CREDIT: AP Photo/Erik Schelzig
A Tennessee congressman recently called it “unfortunate” that state laws allowed a local mosque — a victim of arson that gained national attention several years ago — to build a new cemetery on its grounds.
Rep. Scott DesJarlais (R-TN) took to Facebook last Friday to inform his constituents that he had heard their concerns about the Islamic Center of Murfreesboro being permitted to construct a cemetery on its grounds loud and clear and shared their worries.
“Friends, I have received numerous calls over the last couple of weeks regarding the Murfreesboro mosque cemetery,” DesJarlais wrote. “Although this is a state issue, I am deeply concerned over the impact it might have on our community.”
The issue DesJarlais was referring to was the decision from the Rutherford County Board of Zoning Appeals (BZA) at the beginning of the month to approve the Islamic Center’s request to construct a cemetery on its grounds. The decision had been deferred from December while the mosque was required to provide outside analysis on what impact the new burial site — which would follow Muslim customs — would have on the community. In the end, the approval was granted by a vote of 3-2, along with stipulations that the Center keep records of the burial locations and that the permit shall expire in the event the property is sold for a non-religious use.
While members of the mosque celebrated the decision, DesJarlais believes that the BZA’s approval could have been withheld if only the state legislature had not passed a law protecting religious freedom. “Unfortunately the Tennessee Religious Freedom Act, passed by the TN General Assembly, may have played a key role in allowing this cemetery to be approved,” the two-term representative wrote. “There is a difference between legislation that would protect our religious freedoms and legislation that would allow for the circumvention of laws that other organizations comply with on a daily basis.”

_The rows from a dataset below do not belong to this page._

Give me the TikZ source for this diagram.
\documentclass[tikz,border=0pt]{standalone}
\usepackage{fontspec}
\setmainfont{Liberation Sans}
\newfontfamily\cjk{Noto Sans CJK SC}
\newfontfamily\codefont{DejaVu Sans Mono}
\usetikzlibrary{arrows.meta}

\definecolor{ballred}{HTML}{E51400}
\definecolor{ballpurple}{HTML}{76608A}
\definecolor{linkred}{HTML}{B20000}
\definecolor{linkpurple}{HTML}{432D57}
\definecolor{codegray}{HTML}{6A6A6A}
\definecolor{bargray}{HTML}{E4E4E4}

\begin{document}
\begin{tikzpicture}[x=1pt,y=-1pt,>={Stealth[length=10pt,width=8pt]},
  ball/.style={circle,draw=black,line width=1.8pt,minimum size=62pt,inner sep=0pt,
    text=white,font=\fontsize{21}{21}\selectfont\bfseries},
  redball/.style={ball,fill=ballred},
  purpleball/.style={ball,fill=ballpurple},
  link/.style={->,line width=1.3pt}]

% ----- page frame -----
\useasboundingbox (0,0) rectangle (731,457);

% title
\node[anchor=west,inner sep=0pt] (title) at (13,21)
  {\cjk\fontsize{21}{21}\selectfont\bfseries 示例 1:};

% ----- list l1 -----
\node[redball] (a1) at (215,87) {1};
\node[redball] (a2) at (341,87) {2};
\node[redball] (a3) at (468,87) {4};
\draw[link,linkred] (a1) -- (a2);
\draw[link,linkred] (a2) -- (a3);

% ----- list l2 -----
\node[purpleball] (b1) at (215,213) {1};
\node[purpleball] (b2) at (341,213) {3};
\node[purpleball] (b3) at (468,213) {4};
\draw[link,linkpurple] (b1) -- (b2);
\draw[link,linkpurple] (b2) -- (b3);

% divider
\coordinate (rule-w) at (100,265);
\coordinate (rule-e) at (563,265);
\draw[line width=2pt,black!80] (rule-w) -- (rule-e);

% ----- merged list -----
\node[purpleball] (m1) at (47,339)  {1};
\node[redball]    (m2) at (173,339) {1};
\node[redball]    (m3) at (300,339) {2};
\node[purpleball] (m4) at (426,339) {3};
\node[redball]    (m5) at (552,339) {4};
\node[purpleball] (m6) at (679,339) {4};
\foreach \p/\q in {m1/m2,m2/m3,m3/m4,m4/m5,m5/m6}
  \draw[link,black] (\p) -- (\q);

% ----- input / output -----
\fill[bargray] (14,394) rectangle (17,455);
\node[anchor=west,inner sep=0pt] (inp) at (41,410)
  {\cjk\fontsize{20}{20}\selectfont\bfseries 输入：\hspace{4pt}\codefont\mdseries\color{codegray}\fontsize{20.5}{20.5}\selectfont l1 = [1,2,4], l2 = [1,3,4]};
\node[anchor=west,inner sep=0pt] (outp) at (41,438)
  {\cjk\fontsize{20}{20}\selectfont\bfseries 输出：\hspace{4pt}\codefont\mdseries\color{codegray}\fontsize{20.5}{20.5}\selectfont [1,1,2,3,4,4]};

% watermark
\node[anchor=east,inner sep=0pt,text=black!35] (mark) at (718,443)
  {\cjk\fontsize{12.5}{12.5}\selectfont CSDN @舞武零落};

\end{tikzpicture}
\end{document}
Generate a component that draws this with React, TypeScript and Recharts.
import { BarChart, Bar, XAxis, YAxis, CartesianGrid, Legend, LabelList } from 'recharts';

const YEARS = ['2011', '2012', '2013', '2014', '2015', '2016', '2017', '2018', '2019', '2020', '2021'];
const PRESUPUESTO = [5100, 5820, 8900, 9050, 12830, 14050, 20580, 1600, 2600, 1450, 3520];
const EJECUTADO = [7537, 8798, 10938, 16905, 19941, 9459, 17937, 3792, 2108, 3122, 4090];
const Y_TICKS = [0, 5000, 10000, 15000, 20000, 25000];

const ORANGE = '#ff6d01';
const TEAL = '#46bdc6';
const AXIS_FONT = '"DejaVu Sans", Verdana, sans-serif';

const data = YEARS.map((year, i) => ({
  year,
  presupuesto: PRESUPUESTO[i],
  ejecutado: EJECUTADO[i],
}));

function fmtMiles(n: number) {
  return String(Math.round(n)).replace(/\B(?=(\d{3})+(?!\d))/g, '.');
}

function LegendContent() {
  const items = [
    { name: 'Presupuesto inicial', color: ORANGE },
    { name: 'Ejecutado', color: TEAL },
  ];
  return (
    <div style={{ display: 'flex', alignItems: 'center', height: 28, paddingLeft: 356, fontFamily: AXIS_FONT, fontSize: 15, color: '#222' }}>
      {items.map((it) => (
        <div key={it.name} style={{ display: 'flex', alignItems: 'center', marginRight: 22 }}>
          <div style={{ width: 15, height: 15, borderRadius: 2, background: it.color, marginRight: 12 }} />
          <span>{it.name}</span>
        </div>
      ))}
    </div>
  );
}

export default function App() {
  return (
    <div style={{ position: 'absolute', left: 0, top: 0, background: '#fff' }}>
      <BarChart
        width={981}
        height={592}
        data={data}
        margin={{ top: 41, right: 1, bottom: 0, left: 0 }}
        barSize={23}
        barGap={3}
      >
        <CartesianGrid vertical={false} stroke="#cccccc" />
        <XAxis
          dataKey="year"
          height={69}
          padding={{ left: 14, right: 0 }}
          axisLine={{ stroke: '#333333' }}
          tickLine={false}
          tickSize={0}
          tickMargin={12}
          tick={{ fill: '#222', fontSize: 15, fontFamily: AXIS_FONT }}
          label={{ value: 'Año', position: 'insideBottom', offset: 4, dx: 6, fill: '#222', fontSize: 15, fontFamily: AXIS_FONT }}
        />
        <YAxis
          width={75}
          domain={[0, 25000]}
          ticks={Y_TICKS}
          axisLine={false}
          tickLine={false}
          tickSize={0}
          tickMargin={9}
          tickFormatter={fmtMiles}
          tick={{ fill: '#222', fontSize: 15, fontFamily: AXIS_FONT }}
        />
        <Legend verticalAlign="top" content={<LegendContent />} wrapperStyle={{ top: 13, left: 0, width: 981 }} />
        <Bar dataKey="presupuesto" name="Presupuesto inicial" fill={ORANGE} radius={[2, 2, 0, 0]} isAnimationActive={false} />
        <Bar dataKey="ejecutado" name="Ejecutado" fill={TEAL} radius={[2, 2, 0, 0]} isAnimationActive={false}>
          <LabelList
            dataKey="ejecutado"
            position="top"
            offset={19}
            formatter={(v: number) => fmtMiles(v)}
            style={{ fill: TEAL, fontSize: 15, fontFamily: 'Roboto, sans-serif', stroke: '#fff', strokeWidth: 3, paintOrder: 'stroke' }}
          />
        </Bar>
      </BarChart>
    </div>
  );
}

DesJarlais was referring to Tennessee’s passage of the Tennessee Religious Freedom Act in 2009, a bill which provides that “no government entity shall substantially burden a person’s free exercise of religion even if the burden results from a rule of general applicability.” The Republican’s newfound opposition to the bill was seen as surprising to Saleh Sbenaty, a board member of the Murfreesboro mosque. “Republicans in particular call for smaller government and the local government to manage itself,” she told to The Daily News Journal. “So now here he is interfering with a local process that has been following all rules and regulations [...] There are 514 cemeteries in Rutherford County. None of them have gone through the scrutiny we have gone through.”
“So why should this be an issue to begin with?” she continued. “Mr. DesJarlais should focus on more important issues, such as education, more jobs, the economy and bringing support to Tennessee from the federal government.”
According to the BZA chairman Zane Cantrell, the decision from DesJarlais to strike out against the mosque on Facebook is a purely political move. “Obviously DesJarlais is desperate to get votes, especially in Rutherford County,” Cantrell, who supports a state senator running for DesJarlais’ seat, told The Daily News Journal. “I can’t imagine who would vote for DesJarlais over Jim Tracy. DesJarlais is desperate. He sees he’s losing the battle to Jim Tracy, and he’s doing something to call attention to himself.”
The mosque at the center of the controversy first gained widespread attention when residents attempted to block its construction, going so far as to set the site on fire. The mosque only managed to complete construction and open after a federal judge ordered residents to stand aside. The Murfreesburo site was just one of several Islamic centers in Tennessee subjected to arson and vandalism over the past five years.